**EXERCISE OBJECTIVE**
Reproduce every line of the listing as written, apart from the pictures.
┌─ RECORDED INFORMATION
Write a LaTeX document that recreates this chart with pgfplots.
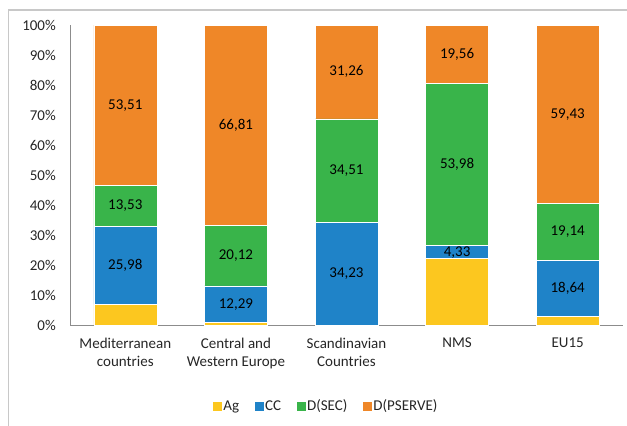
\documentclass[border=0pt]{standalone}
\usepackage{fontspec}
\setmainfont{Carlito}
\usepackage{pgfplots}
\usepackage{pgfplotstable}
\pgfplotsset{compat=1.18}
\pgfkeys{/pgf/number format/assume math mode=true}

\definecolor{cAg}{RGB}{252,199,31}
\definecolor{cCC}{RGB}{31,131,200}
\definecolor{cSEC}{RGB}{57,180,74}
\definecolor{cPSERVE}{RGB}{239,135,40}
\definecolor{frame}{RGB}{200,200,200}
\definecolor{axisgray}{RGB}{140,140,140}

\newcommand\chartfont{\fontsize{15bp}{17.7bp}\selectfont}

% share of each sector (%), by group of countries
\pgfplotstableread{
x  Ag     CC     SEC    PSERVE
0  6.98   25.98  13.53  53.51
1  0.78   12.29  20.12  66.81
2  0.00   34.23  34.51  31.26
3  22.13  4.33   53.98  19.56
4  2.79   18.64  19.14  59.43
}\shares

% value label in the middle of each stacked segment
\pgfplotsset{
  seglabel/.style={
    nodes near coords,
    point meta=rawy,
    nodes near coords={\pgfmathprintnumber[fixed,fixed zerofill,precision=2,use comma]{\pgfplotspointmeta}},
    every node near coord/.append style={anchor=center, font=\chartfont, text=black},
  },
}

\begin{document}
\begin{tikzpicture}
\path[use as bounding box] (0,0) rectangle (627bp,-426bp);
\draw[frame, line width=1.5bp] (8.5bp,-426bp) -- (8.5bp,-10bp) -- (627bp,-10bp);
\begin{axis}[
  at={(70bp,-325bp)}, anchor=south west,
  scale only axis, width=553bp, height=300bp,
  ybar stacked, bar width=63bp,
  xmin=-0.5, xmax=4.5, ymin=0, ymax=100,
  xtick=data,
  xticklabels={{Mediterranean\\countries},{Central and\\Western Europe},{Scandinavian\\Countries},NMS,EU15},
  ytick={0,10,...,100},
  yticklabel={\pgfmathprintnumber{\tick}\%},
  axis lines*=left,
  axis line style={draw=axisgray, line width=0.9bp, -},
  major tick length=0pt,
  tick label style={font=\chartfont, text=black!85},
  yticklabel style={anchor=east, inner sep=0pt, xshift=-14bp},
  xticklabel style={align=center, anchor=north, inner sep=0pt, yshift=-13bp},
  clip=false,
  legend columns=-1,
  legend image code/.code={\fill[#1,draw=none] (0bp,-4.5bp) rectangle (9bp,4.5bp);},
  legend style={at={(0.4628,-0.27)}, anchor=center, draw=none, fill=none,
    font=\chartfont, text=black!85,
    nodes={inner sep=1.5bp},
    /tikz/every even column/.append style={column sep=14bp}},
]
\addplot[fill=cAg, draw=white, line width=0.5bp] table[x=x, y=Ag] {\shares};
\addplot[fill=cCC, draw=white, line width=0.5bp, seglabel] table[x=x, y=CC] {\shares};
\addplot[fill=cSEC, draw=white, line width=0.5bp, seglabel] table[x=x, y=SEC] {\shares};
\addplot[fill=cPSERVE, draw=white, line width=0.5bp, seglabel] table[x=x, y=PSERVE] {\shares};
\legend{Ag, CC, D(SEC), D(PSERVE)}
\end{axis}
\end{tikzpicture}
\end{document}
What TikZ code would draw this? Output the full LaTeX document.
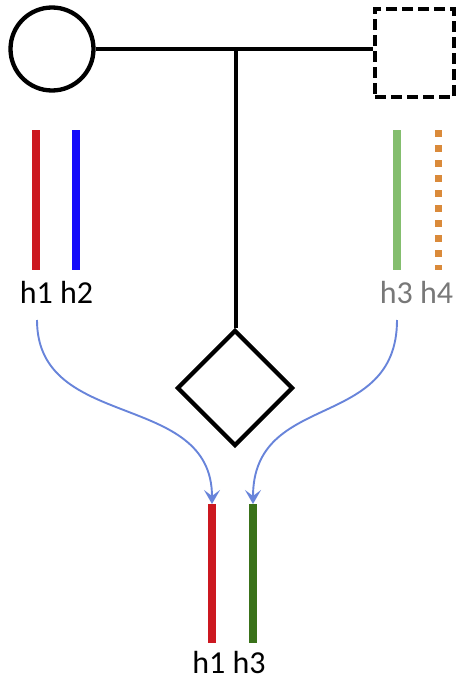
\documentclass[tikz,border=0pt]{standalone}
\usepackage{fontspec}
\setmainfont{Carlito}
\usetikzlibrary{shapes.geometric,arrows.meta}
\definecolor{hred}{RGB}{204,24,32}
\definecolor{hblue}{RGB}{20,10,250}
\definecolor{hlgreen}{RGB}{132,190,110}
\definecolor{horange}{RGB}{218,138,58}
\definecolor{hdgreen}{RGB}{58,114,26}
\definecolor{harrow}{RGB}{104,132,218}
\definecolor{hgray}{RGB}{120,120,120}
\tikzset{
  pedline/.style={line width=4.3pt,black},
  hap/.style={line width=8pt},
  lbl/.style={anchor=base,inner sep=0pt,font=\fontsize{32}{38}\selectfont},
  inh/.style={harrow,line width=1.9pt,-{Stealth[length=14pt,width=16pt,inset=6pt]}}
}
\begin{document}
\begin{tikzpicture}[x=1pt,y=-1pt]
\useasboundingbox (0,0) rectangle (457,680);
\node[circle,draw,pedline,minimum size=83pt,inner sep=0pt] (mother) at (52,49) {};
\node[rectangle,draw,pedline,dash pattern=on 11pt off 5pt,minimum width=79pt,minimum height=88pt,inner sep=0pt] (father) at (414.5,53) {};
\node[diamond,draw,pedline,minimum width=116pt,minimum height=116pt,inner sep=0pt,aspect=1] (child) at (235,388) {};
\coordinate (fm) at (mother.east -| father.west);
\coordinate (junc) at (236,49);
\draw[pedline] (mother.east) -- (fm);
\draw[pedline] (junc) -- (junc |- child.north);
% mother haplotypes
\coordinate (m1t) at (36,130); \coordinate (m1b) at (36,270);
\coordinate (m2t) at (76,130); \coordinate (m2b) at (76,270);
\draw[hap,hred] (m1t) -- (m1b);
\draw[hap,hblue] (m2t) -- (m2b);
\node[lbl] (mlab) at (56.5,303) {h1 h2};
% father haplotypes
\coordinate (f1t) at (397,130); \coordinate (f1b) at (397,270);
\coordinate (f2t) at (438,130); \coordinate (f2b) at (438,270);
\draw[hap,hlgreen] (f1t) -- (f1b);
\draw[line width=7pt,horange,dash pattern=on 7pt off 8pt] (f2t) -- (f2b);
\node[lbl,text=hgray] (flab) at (416.5,303) {h3 h4};
% child haplotypes
\coordinate (c1t) at (212,504); \coordinate (c1b) at (212,643);
\coordinate (c2t) at (253,504); \coordinate (c2b) at (253,643);
\draw[hap,hred] (c1t) -- (c1b);
\draw[hap,hdgreen] (c2t) -- (c2b);
\node[lbl] (clab) at (229,673) {h1 h3};
% inheritance arrows
\coordinate (a1) at (37,320);
\coordinate (a2) at (397,320);
\draw[inh] (a1) .. controls (37,432) and (212,390) .. (c1t);
\draw[inh] (a2) .. controls (397,432) and (253,390) .. (c2t);
\end{tikzpicture}
\end{document}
└─
**EXERCISE ANSWER**
Write a LaTeX document that recreates this chart with pgfplots.
\documentclass[border=0pt]{standalone}
\usepackage{fontspec}
\setmainfont{Carlito}
\usepackage{pgfplots}
\usepackage{pgfplotstable}
\pgfplotsset{compat=1.18}
\pgfkeys{/pgf/number format/assume math mode=true}

\definecolor{cAg}{RGB}{252,199,31}
\definecolor{cCC}{RGB}{31,131,200}
\definecolor{cSEC}{RGB}{57,180,74}
\definecolor{cPSERVE}{RGB}{239,135,40}
\definecolor{frame}{RGB}{200,200,200}
\definecolor{axisgray}{RGB}{140,140,140}

\newcommand\chartfont{\fontsize{15bp}{17.7bp}\selectfont}

% share of each sector (%), by group of countries
\pgfplotstableread{
x  Ag     CC     SEC    PSERVE
0  6.98   25.98  13.53  53.51
1  0.78   12.29  20.12  66.81
2  0.00   34.23  34.51  31.26
3  22.13  4.33   53.98  19.56
4  2.79   18.64  19.14  59.43
}\shares

% value label in the middle of each stacked segment
\pgfplotsset{
  seglabel/.style={
    nodes near coords,
    point meta=rawy,
    nodes near coords={\pgfmathprintnumber[fixed,fixed zerofill,precision=2,use comma]{\pgfplotspointmeta}},
    every node near coord/.append style={anchor=center, font=\chartfont, text=black},
  },
}

\begin{document}
\begin{tikzpicture}
\path[use as bounding box] (0,0) rectangle (627bp,-426bp);
\draw[frame, line width=1.5bp] (8.5bp,-426bp) -- (8.5bp,-10bp) -- (627bp,-10bp);
\begin{axis}[
  at={(70bp,-325bp)}, anchor=south west,
  scale only axis, width=553bp, height=300bp,
  ybar stacked, bar width=63bp,
  xmin=-0.5, xmax=4.5, ymin=0, ymax=100,
  xtick=data,
  xticklabels={{Mediterranean\\countries},{Central and\\Western Europe},{Scandinavian\\Countries},NMS,EU15},
  ytick={0,10,...,100},
  yticklabel={\pgfmathprintnumber{\tick}\%},
  axis lines*=left,
  axis line style={draw=axisgray, line width=0.9bp, -},
  major tick length=0pt,
  tick label style={font=\chartfont, text=black!85},
  yticklabel style={anchor=east, inner sep=0pt, xshift=-14bp},
  xticklabel style={align=center, anchor=north, inner sep=0pt, yshift=-13bp},
  clip=false,
  legend columns=-1,
  legend image code/.code={\fill[#1,draw=none] (0bp,-4.5bp) rectangle (9bp,4.5bp);},
  legend style={at={(0.4628,-0.27)}, anchor=center, draw=none, fill=none,
    font=\chartfont, text=black!85,
    nodes={inner sep=1.5bp},
    /tikz/every even column/.append style={column sep=14bp}},
]
\addplot[fill=cAg, draw=white, line width=0.5bp] table[x=x, y=Ag] {\shares};
\addplot[fill=cCC, draw=white, line width=0.5bp, seglabel] table[x=x, y=CC] {\shares};
\addplot[fill=cSEC, draw=white, line width=0.5bp, seglabel] table[x=x, y=SEC] {\shares};
\addplot[fill=cPSERVE, draw=white, line width=0.5bp, seglabel] table[x=x, y=PSERVE] {\shares};
\legend{Ag, CC, D(SEC), D(PSERVE)}
\end{axis}
\end{tikzpicture}
\end{document}
What TikZ code would draw this? Output the full LaTeX document.
\documentclass[tikz,border=0pt]{standalone}
\usepackage{fontspec}
\setmainfont{Carlito}
\usetikzlibrary{shapes.geometric,arrows.meta}
\definecolor{hred}{RGB}{204,24,32}
\definecolor{hblue}{RGB}{20,10,250}
\definecolor{hlgreen}{RGB}{132,190,110}
\definecolor{horange}{RGB}{218,138,58}
\definecolor{hdgreen}{RGB}{58,114,26}
\definecolor{harrow}{RGB}{104,132,218}
\definecolor{hgray}{RGB}{120,120,120}
\tikzset{
  pedline/.style={line width=4.3pt,black},
  hap/.style={line width=8pt},
  lbl/.style={anchor=base,inner sep=0pt,font=\fontsize{32}{38}\selectfont},
  inh/.style={harrow,line width=1.9pt,-{Stealth[length=14pt,width=16pt,inset=6pt]}}
}
\begin{document}
\begin{tikzpicture}[x=1pt,y=-1pt]
\useasboundingbox (0,0) rectangle (457,680);
\node[circle,draw,pedline,minimum size=83pt,inner sep=0pt] (mother) at (52,49) {};
\node[rectangle,draw,pedline,dash pattern=on 11pt off 5pt,minimum width=79pt,minimum height=88pt,inner sep=0pt] (father) at (414.5,53) {};
\node[diamond,draw,pedline,minimum width=116pt,minimum height=116pt,inner sep=0pt,aspect=1] (child) at (235,388) {};
\coordinate (fm) at (mother.east -| father.west);
\coordinate (junc) at (236,49);
\draw[pedline] (mother.east) -- (fm);
\draw[pedline] (junc) -- (junc |- child.north);
% mother haplotypes
\coordinate (m1t) at (36,130); \coordinate (m1b) at (36,270);
\coordinate (m2t) at (76,130); \coordinate (m2b) at (76,270);
\draw[hap,hred] (m1t) -- (m1b);
\draw[hap,hblue] (m2t) -- (m2b);
\node[lbl] (mlab) at (56.5,303) {h1 h2};
% father haplotypes
\coordinate (f1t) at (397,130); \coordinate (f1b) at (397,270);
\coordinate (f2t) at (438,130); \coordinate (f2b) at (438,270);
\draw[hap,hlgreen] (f1t) -- (f1b);
\draw[line width=7pt,horange,dash pattern=on 7pt off 8pt] (f2t) -- (f2b);
\node[lbl,text=hgray] (flab) at (416.5,303) {h3 h4};
% child haplotypes
\coordinate (c1t) at (212,504); \coordinate (c1b) at (212,643);
\coordinate (c2t) at (253,504); \coordinate (c2b) at (253,643);
\draw[hap,hred] (c1t) -- (c1b);
\draw[hap,hdgreen] (c2t) -- (c2b);
\node[lbl] (clab) at (229,673) {h1 h3};
% inheritance arrows
\coordinate (a1) at (37,320);
\coordinate (a2) at (397,320);
\draw[inh] (a1) .. controls (37,432) and (212,390) .. (c1t);
\draw[inh] (a2) .. controls (397,432) and (253,390) .. (c2t);
\end{tikzpicture}
\end{document}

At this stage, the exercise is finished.